Testo di Alessandra Caldarelli —
Per la seconda volta dopo la collettiva Part 1 ospitata in galleria nel 2017, che aveva come intento proprio quello di presentare giovani artisti e artiste della scena contemporanea romana, Alessandra Bonomo presenta una doppia personale delle due romane Lulù Nuti e Delfina Scarpa a cura di Teodora di Robilant.
Raccontare la personale di Delfina Scarpa e Lulù Nuti è come descrivere un percorso lungo un anno, l’ultimo difficile insieme di dodici mesi che hanno caratterizzato la vita di tutti anche se in modo diverso: un percorso, quello di queste due artiste giovanissime, apparentemente molto diverso l’una dall’altra, che trova però nella simultaneità della visione il proprio punto di incontro, sia da un punto di vista formale che di contenuto.
La reclusione e l’isolamento, che hanno creato inevitabilmente una forma di routine forzata nell’atto del creare – scultoreo per Nuti e pittorico per Scarpa – rivelano percorsi, “geografie e ritratti di paesaggi” come li definisce la curatrice Teodora di Robilant, che raccontano dei non-luoghi sospesi tra lo spazio e il tempo.
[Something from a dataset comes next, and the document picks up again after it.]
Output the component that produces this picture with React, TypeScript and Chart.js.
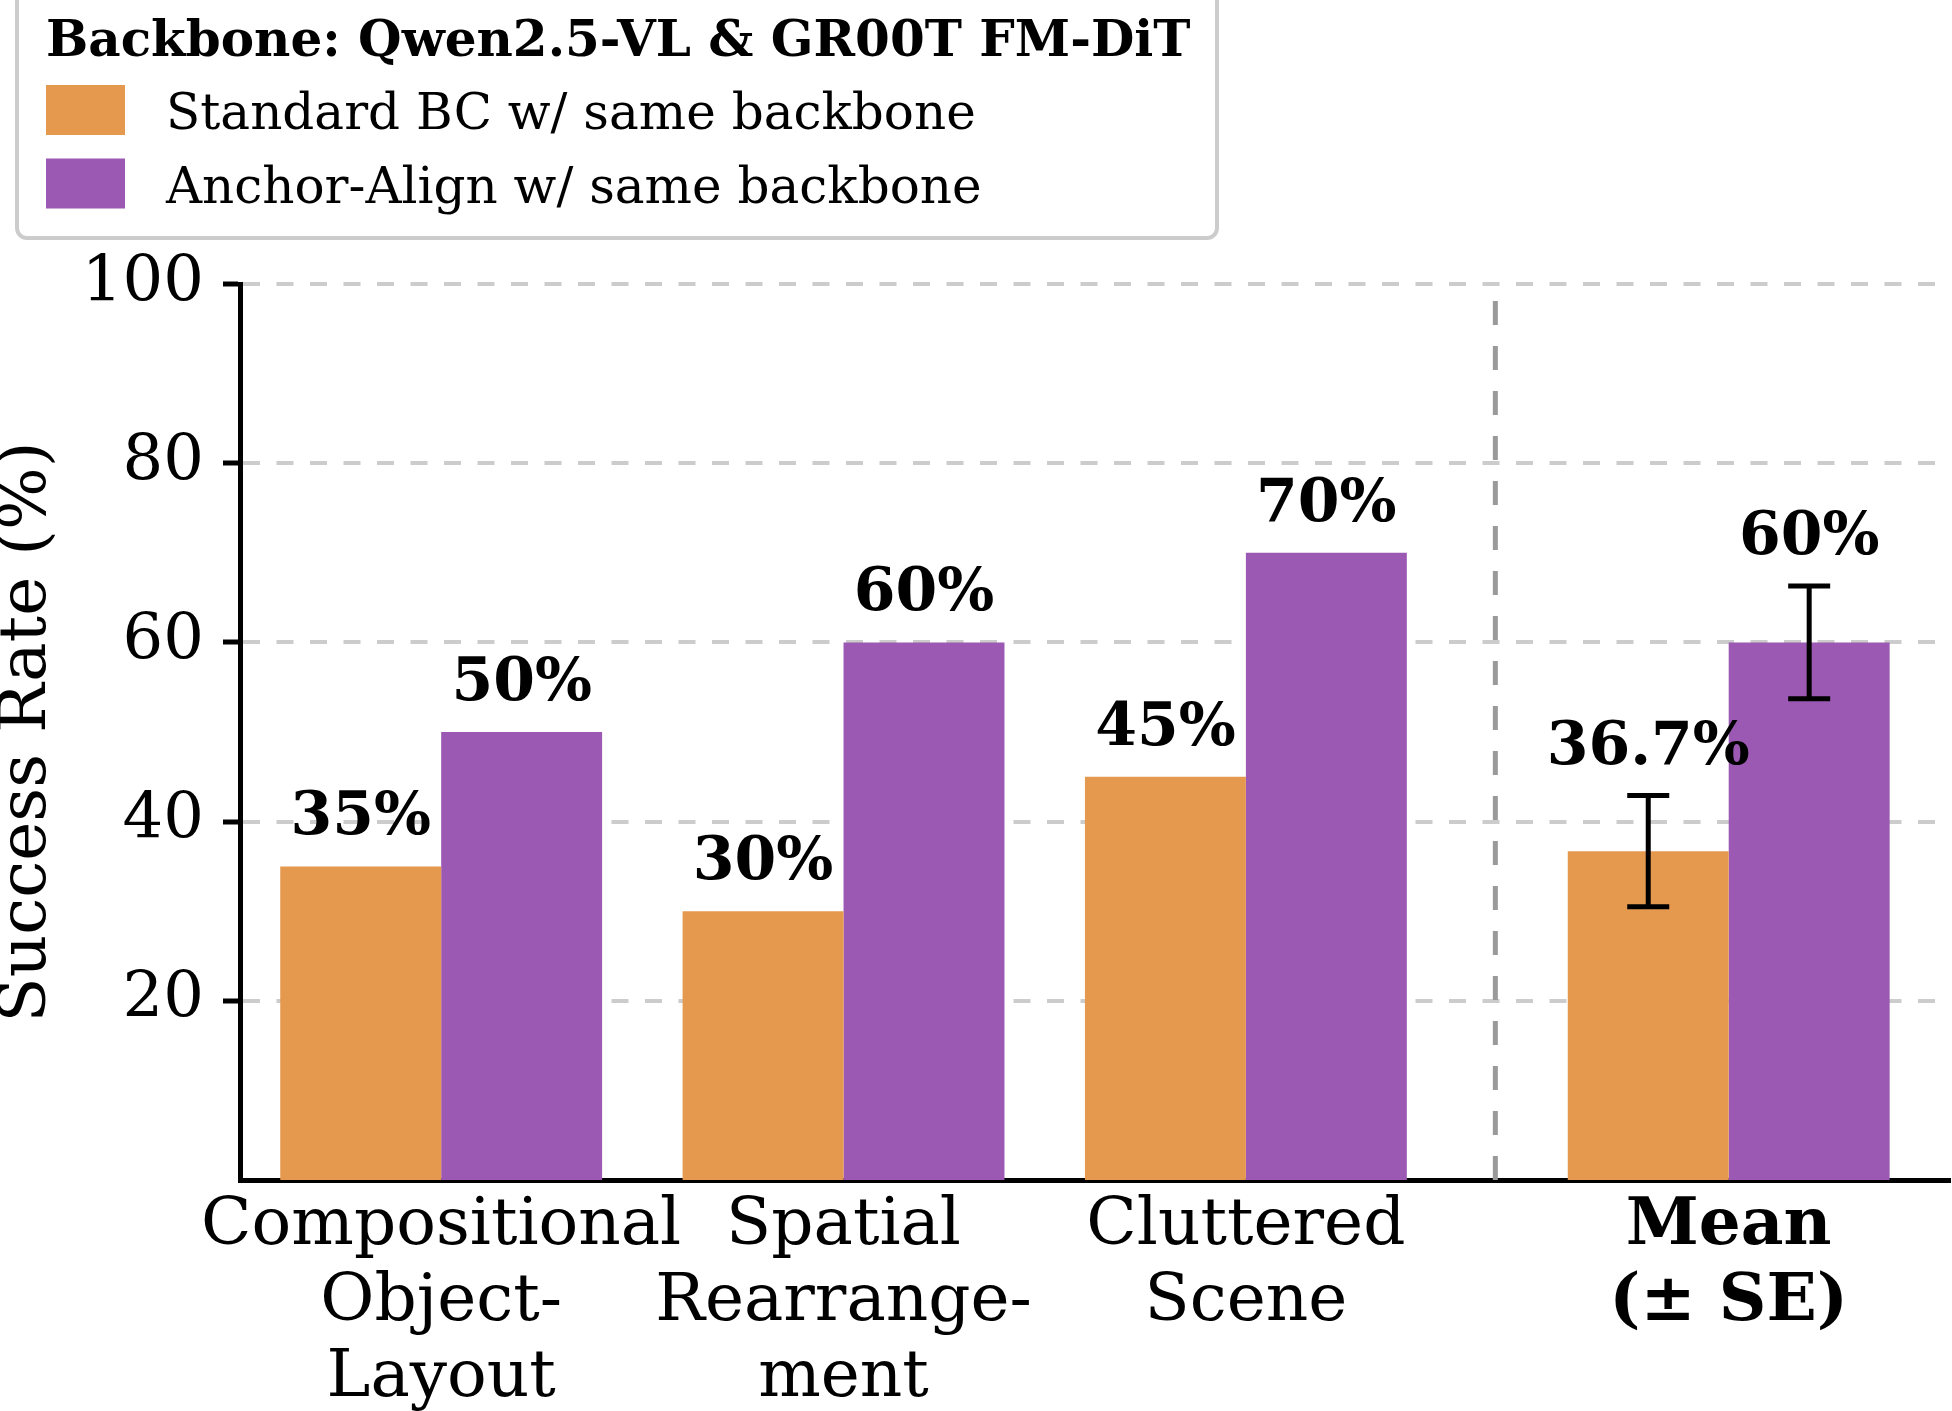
import { useEffect, useRef } from "react";
import { Chart, registerables } from "chart.js";

Chart.register(...registerables);

// ---- data ----
const categories: string[][] = [
  ["Compositional", "Object-", "Layout"],
  ["Spatial", "Rearrange-", "ment"],
  ["Cluttered", "Scene"],
  ["Mean", "(± SE)"],
];
const categoryPositions = [0, 1, 2, 3.2];
const meanIndex = 3;
const separatorAt = 2.62;

const seriesLabels = ["Standard BC w/ same backbone", "Anchor-Align w/ same backbone"];
const standardBC = [35, 30, 45, 36.7];
const anchorAlign = [50, 60, 70, 60];
const standardSE: (number | null)[] = [null, null, null, 6.2];
const anchorSE: (number | null)[] = [null, null, null, 6.3];

const yTicks = [20, 40, 60, 80, 100];
const legendTitle = "Backbone: Qwen2.5-VL & GR00T FM-DiT";
const yTitle = "Success Rate (%)";

// ---- styling ----
const FONT = "'DejaVu Serif', serif";
const ORANGE = "#E5994F";
const PURPLE = "#9B59B4";
const seriesColors = [ORANGE, PURPLE];
const seriesValues = [standardBC, anchorAlign];
const seriesErrors = [standardSE, anchorSE];

const overlayPlugin = {
  id: "overlay",
  beforeDatasetsDraw(chart: any) {
    const { ctx, chartArea, scales } = chart;
    const px = scales.x.getPixelForValue(separatorAt);
    ctx.save();
    ctx.strokeStyle = "#9a9a9a";
    ctx.lineWidth = 5;
    ctx.setLineDash([24, 21]);
    ctx.beginPath();
    ctx.moveTo(px, chartArea.bottom);
    ctx.lineTo(px, chartArea.top);
    ctx.stroke();
    ctx.restore();
  },
  afterDatasetsDraw(chart: any) {
    const { ctx, scales } = chart;
    const y = scales.y;
    ctx.save();
    chart.data.datasets.forEach((_: any, di: number) => {
      const meta = chart.getDatasetMeta(di);
      meta.data.forEach((bar: any, i: number) => {
        const v = seriesValues[di][i];
        const se = seriesErrors[di][i];
        let top = v;
        if (se != null) {
          const yHi = y.getPixelForValue(v + se);
          const yLo = y.getPixelForValue(v - se);
          const cap = 21;
          ctx.strokeStyle = "#000";
          ctx.lineWidth = 5;
          ctx.setLineDash([]);
          ctx.beginPath();
          ctx.moveTo(bar.x, yLo);
          ctx.lineTo(bar.x, yHi);
          ctx.moveTo(bar.x - cap, yHi);
          ctx.lineTo(bar.x + cap, yHi);
          ctx.moveTo(bar.x - cap, yLo);
          ctx.lineTo(bar.x + cap, yLo);
          ctx.stroke();
          top = v + se;
        }
        ctx.fillStyle = "#000";
        ctx.font = `bold 60px ${FONT}`;
        ctx.textAlign = "center";
        ctx.textBaseline = "alphabetic";
        ctx.fillText(`${v}%`, bar.x, y.getPixelForValue(top) - 32);
      });
    });
    ctx.restore();
  },
  afterDraw(chart: any) {
    const { ctx } = chart;
    ctx.save();
    // legend frame
    ctx.beginPath();
    ctx.roundRect(17, -20, 1200, 258, 10);
    ctx.fillStyle = "rgba(255,255,255,0.9)";
    ctx.fill();
    ctx.strokeStyle = "#cccccc";
    ctx.lineWidth = 4;
    ctx.stroke();
    // legend title
    ctx.fillStyle = "#000";
    ctx.textAlign = "left";
    ctx.textBaseline = "alphabetic";
    ctx.font = `bold 50px ${FONT}`;
    ctx.fillText(legendTitle, 46, 56);
    // legend entries
    ctx.font = `50px ${FONT}`;
    seriesLabels.forEach((label, i) => {
      const rowTop = 85 + i * 73.5;
      ctx.fillStyle = seriesColors[i];
      ctx.fillRect(46, rowTop, 79, 50);
      ctx.fillStyle = "#000";
      ctx.fillText(label, 166, rowTop + 44);
    });
    ctx.restore();
  },
};

export default function App() {
  const canvasRef = useRef<HTMLCanvasElement | null>(null);

  useEffect(() => {
    const canvas = canvasRef.current;
    if (!canvas) return;
    const chart = new Chart(canvas, {
      type: "bar",
      data: {
        datasets: seriesLabels.map((label, di) => ({
          label,
          data: categoryPositions.map((x, i) => ({ x, y: seriesValues[di][i] })),
          backgroundColor: seriesColors[di],
          borderWidth: 0,
          categoryPercentage: 0.8,
          barPercentage: 1,
        })),
      },
      options: {
        responsive: false,
        animation: false,
        devicePixelRatio: 1,
        layout: { padding: { top: 284, left: 0, right: 2, bottom: 0 } },
        plugins: {
          legend: { display: false },
          tooltip: { enabled: false },
        },
        scales: {
          x: {
            type: "linear",
            min: -0.5,
            max: 3.75,
            offset: false,
            afterBuildTicks: (scale: any) => {
              scale.ticks = categoryPositions.map((value) => ({ value }));
            },
            afterFit: (scale: any) => {
              scale.height = 231;
            },
            grid: { display: false, drawTicks: false },
            border: { display: true, color: "#000", width: 5 },
            ticks: {
              padding: 9,
              color: "#000",
              autoSkip: false,
              maxRotation: 0,
              minRotation: 0,
              font: (ctx: any) => ({
                family: FONT,
                size: 66,
                lineHeight: 76 / 66,
                weight: ctx.index === meanIndex ? "bold" : "normal",
              }),
              callback: (_value: any, index: number) => categories[index],
            },
          },
          y: {
            min: 0,
            max: 100,
            afterBuildTicks: (scale: any) => {
              scale.ticks = yTicks.map((value) => ({ value }));
            },
            afterFit: (scale: any) => {
              scale.width = 240;
            },
            grid: {
              color: "#cccccc",
              lineWidth: 4,
              drawTicks: true,
              tickLength: 17,
              tickColor: "#000",
              tickWidth: 5,
              tickBorderDash: [],
            },
            border: { display: true, color: "#000", width: 5, dash: [17, 16.5] },
            ticks: {
              padding: 19,
              color: "#000",
              font: { family: FONT, size: 64 },
            },
            title: {
              display: true,
              text: yTitle,
              color: "#000",
              padding: 0,
              font: { family: FONT, size: 66, lineHeight: 0.85 },
            },
          },
        },
      },
      plugins: [overlayPlugin],
    } as any);
    return () => chart.destroy();
  }, []);

  return (
    <div style={{ position: "absolute", left: 0, top: 0, width: 1952, height: 1411, background: "#fff" }}>
      <canvas ref={canvasRef} width={1952} height={1411} style={{ display: "block" }} />
    </div>
  );
}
Lulù Nuti porta avanti la sua ricerca a partire dalla materia e dalla tecnica del calco della sua serie Calcare il Mondo, cui punto di partenza è la relazione tra il processo di produzione dei materiali da costruzione – nel suo caso il cemento, il gesso, la colla da piastrelle tra gli altri, che si accompagnano all’uso di pigmenti – e il loro impatto sull’ecosistema. Dall’altra parte, Delfina Scarpa dipinge luoghi che somigliano a paesaggi lunari, panorami dal colore iridescente che appartengono agli angoli della memoria dell’artista: come in Ninfa o Sermoneta protagonisti sono quei tracciati già percorsi, passaggi familiari che restano testimoniati sotto alla stratificazione di acrilici, cera, smalti che l’artista getta sulla tela in un atto immediato, spontaneo.
Ecco allora che quelle scene apparentemente prive di un legame con la realtà, si arricchiscono di una dimensione intima, personale, in cui i colori del mondo sono colori nuovi che vengono dalla sfera del ricordo e che trasformano anche le forme che l’occhio riesce a vedere. “Alcune di esse sono al limite della sfera irreale, sembra materializzarsi così la scena di un’alba del cosmo, che si apre come uno spazio e un tempo per la generazione di nuove possibilità”: l’atto creativo è un atto generativo e rigenerativo del reale.
Sempre la memoria segna il fondamento radicale delle sculture di Lulù Nuti che ricordano creature provenienti dai fondali marini, come Sun Sulfur Iron in cui la presenza di pigmento fluorescente rende il gesso e il cemento investiti di un raggio luminoso di vita. “Le opere di Nuti sono parte del progetto cosmologico mirato a calcare il mondo per riprodurlo altrove, cercando di confinarne la forma e conservarne la memoria”: come scrive la curatrice, una traccia del passato resta aggrappata al calco, resta attaccata alla forma.
Restano le tracce di un mondo diverso, cambiato alla fine di un processo di maturazione della materia, come se gli spazi della galleria fossero il teatro di una nuova creazione dopo un’esplosione. Creature uscite da mondi lontani che fluttuano nelle grandi campiture di bianco e di luce.